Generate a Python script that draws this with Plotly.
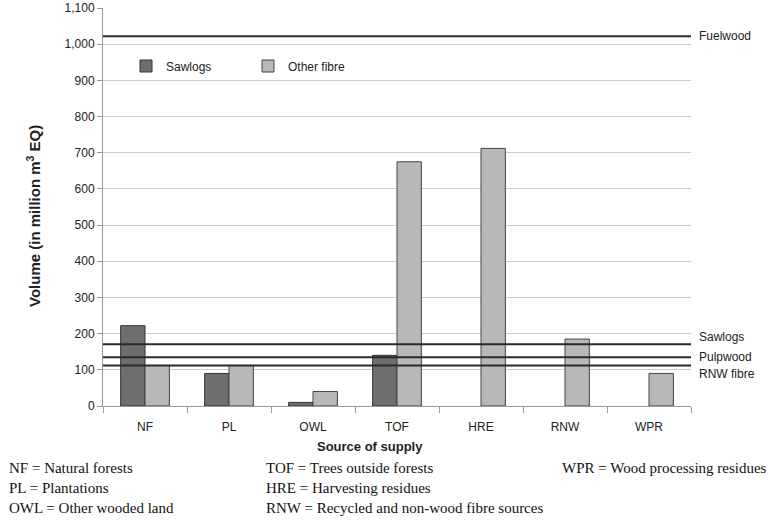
import plotly.graph_objects as go

categories = ["NF", "PL", "OWL", "TOF", "HRE", "RNW", "WPR"]
sawlogs = [222, 90, 10, 140, None, None, None]
other_fibre = [112, 112, 40, 675, 712, 185, 90]

ref_names = ["Fuelwood", "Sawlogs", "Pulpwood", "RNW fibre"]
ref_values = [1022, 171, 135, 112]
ref_label_shift = [0, 7, 0, -9]

y_ticks = list(range(0, 1101, 100))

footnotes_col1 = ["NF = Natural forests", "PL = Plantations", "OWL = Other wooded land"]
footnotes_col2 = ["TOF = Trees outside forests", "HRE = Harvesting residues",
                  "RNW = Recycled and non-wood fibre sources"]
footnotes_col3 = ["WPR = Wood processing residues"]

W, H = 779, 520
PLOT_L, PLOT_R, PLOT_T, PLOT_B = 103, 691, 8, 406   # in screenshot pixels
L = PLOT_L
R = W - PLOT_R
T = PLOT_T
B = H - PLOT_B
PW = PLOT_R - PLOT_L
PH = PLOT_B - PLOT_T


def px(x):
    return (x - PLOT_L) / PW


def py(y):
    return (PLOT_B - y) / PH


SANS = "Liberation Sans, Arial, sans-serif"
SERIF = "Liberation Serif, Times New Roman, serif"

fig = go.Figure()
fig.add_trace(go.Bar(x=categories, y=sawlogs, name="Sawlogs",
                     marker=dict(color="#6e6e6e", line=dict(color="#333333", width=1))))
fig.add_trace(go.Bar(x=categories, y=other_fibre, name="Other fibre",
                     marker=dict(color="#b8b8b8", line=dict(color="#444444", width=1))))

for name, v, sh in zip(ref_names, ref_values, ref_label_shift):
    fig.add_shape(type="line", xref="paper", yref="y", x0=0, x1=1, y0=v, y1=v,
                  line=dict(color="#2a2a2a", width=2))
    fig.add_annotation(x=1, y=v, xref="paper", yref="y", text=name, showarrow=False,
                       xanchor="left", yanchor="middle", xshift=6, yshift=sh,
                       font=dict(family=SANS, size=12, color="#222222"))

fig.add_annotation(x=px(33), y=py(216), xref="paper", yref="paper",
                   text="<b>Volume (in million m<sup>3</sup> EQ)</b>", textangle=-90,
                   showarrow=False, font=dict(family=SANS, size=15, color="#222222"),
                   xanchor="center", yanchor="middle")
fig.add_annotation(x=px(370), y=py(446), xref="paper", yref="paper",
                   text="<b>Source of supply</b>", showarrow=False,
                   font=dict(family=SANS, size=13, color="#222222"),
                   xanchor="center", yanchor="middle")

rows_y = [468, 488, 508]
for col_x, col in [(7, footnotes_col1), (264, footnotes_col2), (560, footnotes_col3)]:
    for i, t in enumerate(col):
        fig.add_annotation(x=px(col_x), y=py(rows_y[i]), xref="paper", yref="paper",
                           text=t, showarrow=False, xanchor="left", yanchor="middle",
                           font=dict(family=SERIF, size=15, color="#111111"))

fig.update_layout(
    width=W, height=H,
    margin=dict(l=L, r=R, t=T, b=B, autoexpand=False),
    paper_bgcolor="white", plot_bgcolor="white",
    barmode="group", bargap=0.42, bargroupgap=0,
    font=dict(family=SANS, size=12, color="#222222"),
    legend=dict(orientation="h", x=px(126), y=py(66), xanchor="left", yanchor="middle",
                bgcolor="rgba(0,0,0,0)", font=dict(family=SANS, size=12, color="#222222"),
                itemwidth=30, entrywidth=77, entrywidthmode="pixels"),
    xaxis=dict(showline=True, linecolor="#999999", linewidth=1, ticks="outside",
               tickson="boundaries", ticklen=6, tickcolor="#999999",
               ticklabelstandoff=10,
               tickfont=dict(family=SANS, size=12, color="#222222"),
               showgrid=False, zeroline=False),
    yaxis=dict(range=[0, 1100], tickvals=y_ticks, tickformat=",", showgrid=True,
               gridcolor="#cccccc", gridwidth=1, showline=True, linecolor="#999999",
               ticks="outside", ticklen=5, tickcolor="#999999", zeroline=False,
               ticklabeloverflow="allow",
               tickfont=dict(family=SANS, size=12, color="#222222")),
)

fig.write_html("out.html",
               config={"displayModeBar": False},
               post_script="document.body.style.margin='0';document.body.style.overflow='hidden';")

####################

• TASK DETAILS
From the first line above to the line containing "other_fibre = [112, 112, 40, 675, 712, 185, 90]", repeat each line exactly. Pictures stay out.

• WORKED ANSWER
Generate a Python script that draws this with Plotly.
import plotly.graph_objects as go

categories = ["NF", "PL", "OWL", "TOF", "HRE", "RNW", "WPR"]
sawlogs = [222, 90, 10, 140, None, None, None]
other_fibre = [112, 112, 40, 675, 712, 185, 90]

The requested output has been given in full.